Alpiniste, documentariste, Bernard Germain est aussi un remarquable romancier. Au plus près des sensations, il nous plonge ici dans les vertiges de l’amour et du crime. D’un fait divers, il retient l’essence, l’épure.
Comment comprendre qu’un jeune couple, sportif, sain, ait basculé dans l’horreur, tuant des inconnus lors d’un hold-up ? Le jeune homme, Martin, est mort lors des faits, la jeune fille, Véro, est à présent jugée. Il y a du Simenon dans l’approche de Bernard Germain, qui scrute, reconstitue patiemment. L’histoire d’amour, absolue, fait progressivement dévisser le couple du monde réel. Comme enivrés par les hauteurs, ils perdent, à un moment, ce qui les rattache à la société. Véro suit Martin, qu’elle aime et admire en une sorte d’addiction, sans retour en arrière possible. Lui fait l’expérience du suicide d’un ami et sent tout ce qu’il y a de vain dans le combat pour exister dans un monde qui n’est pas fait pour les êtres qui visent trop haut. Rejoindre la blancheur neigeuse, se fondre dans les éléments, pour ne plus être déçus, ce serait une porte de sortie. Sans que l’on sache pourquoi, c’est une autre voie, brutale et prosaïque, que le couple va emprunter, perdant son innocence et se soustrayant aux lois des hommes. Dans sa cellule, Véro se mure dans le silence, bloc de glace ne voulant rien livrer de l’amour qui l’a consumée. Dans leur chambre, se trouvaient trois posters, Che Guevara, Gandhi et Johnny got his gun, film antimilitariste, où le jeune soldat broyé est totalement enfermé en lui-même, coupé du monde. C’est peut-être ce qu’ils ont ressenti et atteint, un point de non-retour, le grand blanc.

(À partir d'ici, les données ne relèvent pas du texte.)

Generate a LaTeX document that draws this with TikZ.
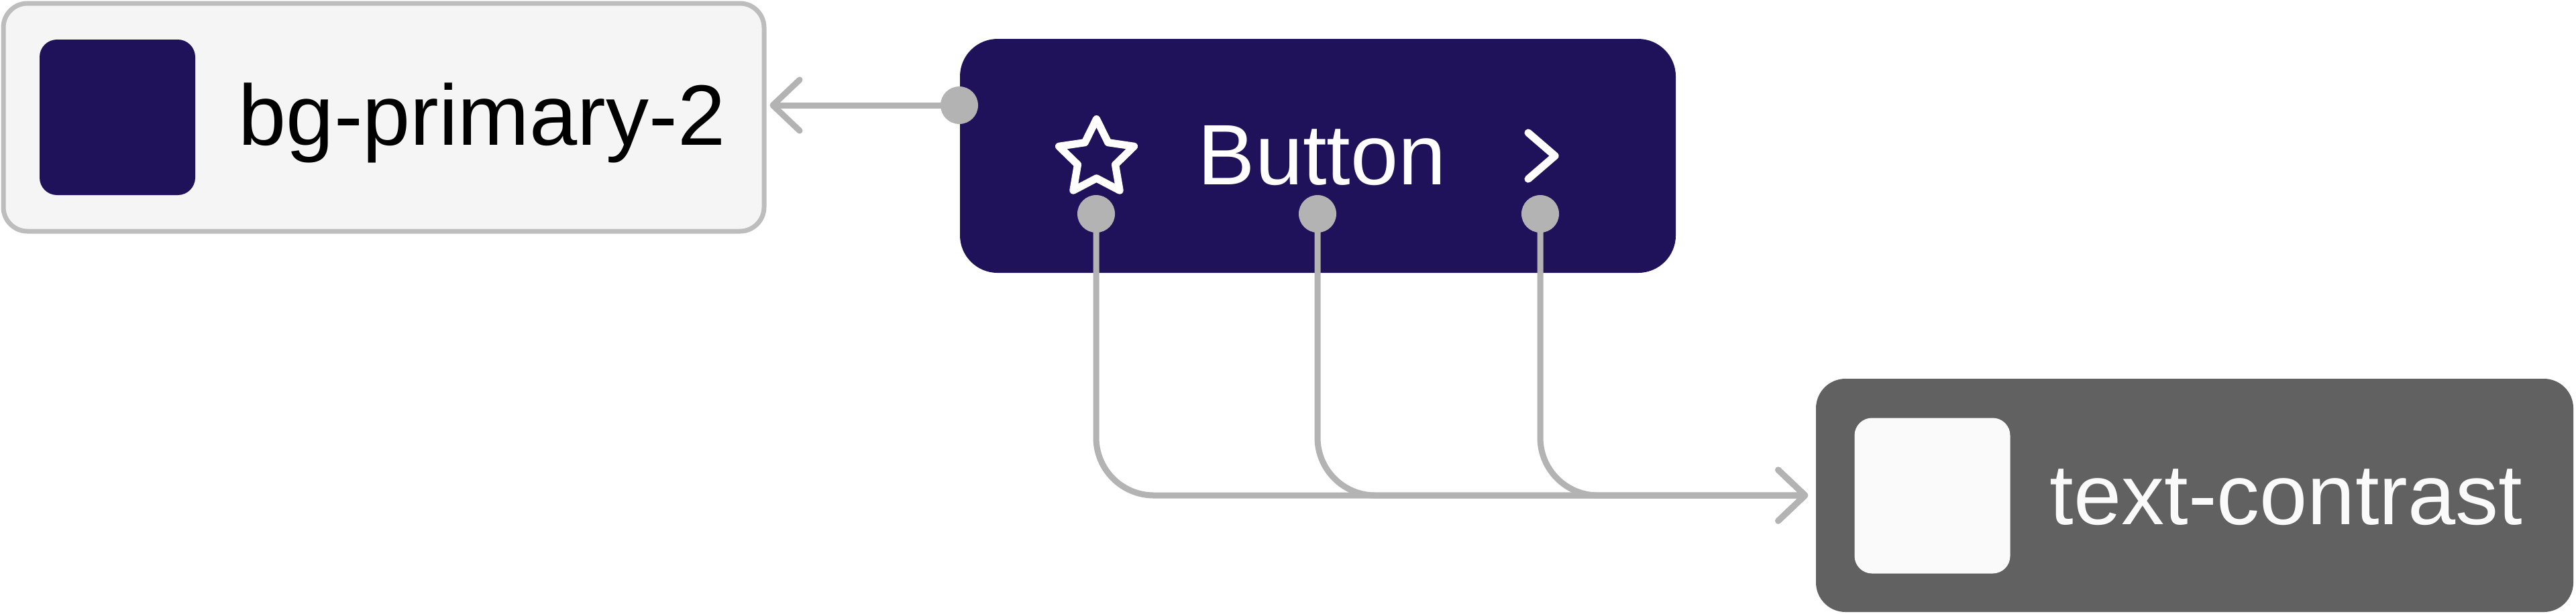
\documentclass[tikz,border=0pt]{standalone}
\usepackage{fontspec}
\setmainfont{Liberation Sans}
\usetikzlibrary{arrows.meta}
\definecolor{indigo}{HTML}{20115B}
\definecolor{lightbg}{HTML}{F5F5F5}
\definecolor{lborder}{HTML}{BDBDBD}
\definecolor{darkbg}{HTML}{616161}
\definecolor{offwhite}{HTML}{FAFAFA}
\definecolor{portgray}{HTML}{B3B3B3}
\begin{document}
\begin{tikzpicture}[x=0.25pt,y=-0.25pt,
  boxshape/.style={rectangle,inner sep=0pt},
  swatch/.style={rectangle,inner sep=0pt,minimum size=58pt,rounded corners=6.5pt},
  label/.style={anchor=base west,inner sep=0pt,font=\fontsize{32pt}{36pt}\selectfont},
  port/.style={circle,fill=portgray,inner sep=0pt,minimum size=14pt},
  conn/.style={draw=portgray,line width=2.25pt,line cap=round,line join=round,
    -{Straight Barb[length=10pt,width=19pt,round]}},
  icon/.style={draw=white,line width=2.8pt,line cap=round,line join=round}]
\fill[white] (0,0) rectangle (3840,915);
\useasboundingbox (0,0) rectangle (3840,915);

% boxes
\node[boxshape,fill=lightbg,draw=lborder,line width=1.75pt,minimum width=283.5pt,minimum height=85pt,rounded corners=9pt] (lbox) at (572,175) {};
\node[swatch,fill=indigo] (lsw) at (175,175) {};
\node[label,text=black] (ltext) at (355,216) {bg-primary-2};

\node[boxshape,fill=indigo,minimum width=266.75pt,minimum height=87.25pt,rounded corners=14pt] (btn) at (1964.5,232.5) {};
\node[label,text=white] (btext) at (1785,275) {Button};
% star icon
\begin{scope}[shift={(1567.3,166.4)},x=1.4pt,y=-1.4pt]
\draw[icon] (12,2) -- (15.09,8.26) -- (22,9.27) -- (17,14.14) -- (18.18,21.02) -- (12,17.77) -- (5.82,21.02) -- (7,14.14) -- (2,9.27) -- (8.91,8.26) -- cycle;
\end{scope}
% chevron icon
\draw[icon] (2278,198) -- (2318,232.5) -- (2278,267);

\node[boxshape,fill=darkbg,minimum width=282.25pt,minimum height=87pt,rounded corners=11pt] (tbox) at (3271.5,739) {};
\node[swatch,fill=offwhite] (tsw) at (2880.5,739.5) {};
\node[label,text=offwhite] (ttext) at (3055,782) {text-contrast};

% port positions
\coordinate (pL) at (1430,157);
\coordinate (p1) at (1634,319);
\coordinate (p2) at (1964,319);
\coordinate (p3) at (2296,319);

% connectors
\draw[conn,shorten >=1.25pt] (pL) -- (lbox.east |- pL);
\draw[conn,rounded corners=21.5pt,shorten >=2.75pt] (p1) |- (tbox.west);
\draw[conn,rounded corners=21.5pt,shorten >=2.75pt] (p2) |- (tbox.west);
\draw[conn,rounded corners=21.5pt,shorten >=2.75pt] (p3) |- (tbox.west);

% ports
\node[port] (portL) at (pL) {};
\node[port] (port1) at (p1) {};
\node[port] (port2) at (p2) {};
\node[port] (port3) at (p3) {};
\end{tikzpicture}
\end{document}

Un beau roman d’amour, qui est aussi une réflexion sociale fine sur les idéaux et les points de bascule et de radicalité de la jeunesse. Bernard Germain avait écrit une superbe anthologie des films liés à la montagne, Dico Vertigo (Paulsen, 2019) : dans sa construction syncopée, entre les cîmes et la cellule, ce roman a quelque chose de très cinématographique.
Extrait : « Il la gifle. Elle ouvre les yeux sans comprendre ce qu’elle voit. Une faille noire, un visage masqué, des lèvres de givre, un éclair, le vent blanc… Il la retient. Il la tient. Il tient à elle. Il lui donne la becquée : quelques noisettes restées au fond d’une poche et un glaçon à sucer. Lentement, elle revient à elle et puis elle revient à lui, elle était partie, elle revient. Il n’y a pas de train ! Elle est assise, là au bord du col, souriant à son ange gardien. » (p. 50)
Face nord du silence de Bernard Germain, La Fontaine de Siloé, 2024, 262 pages, 9€99.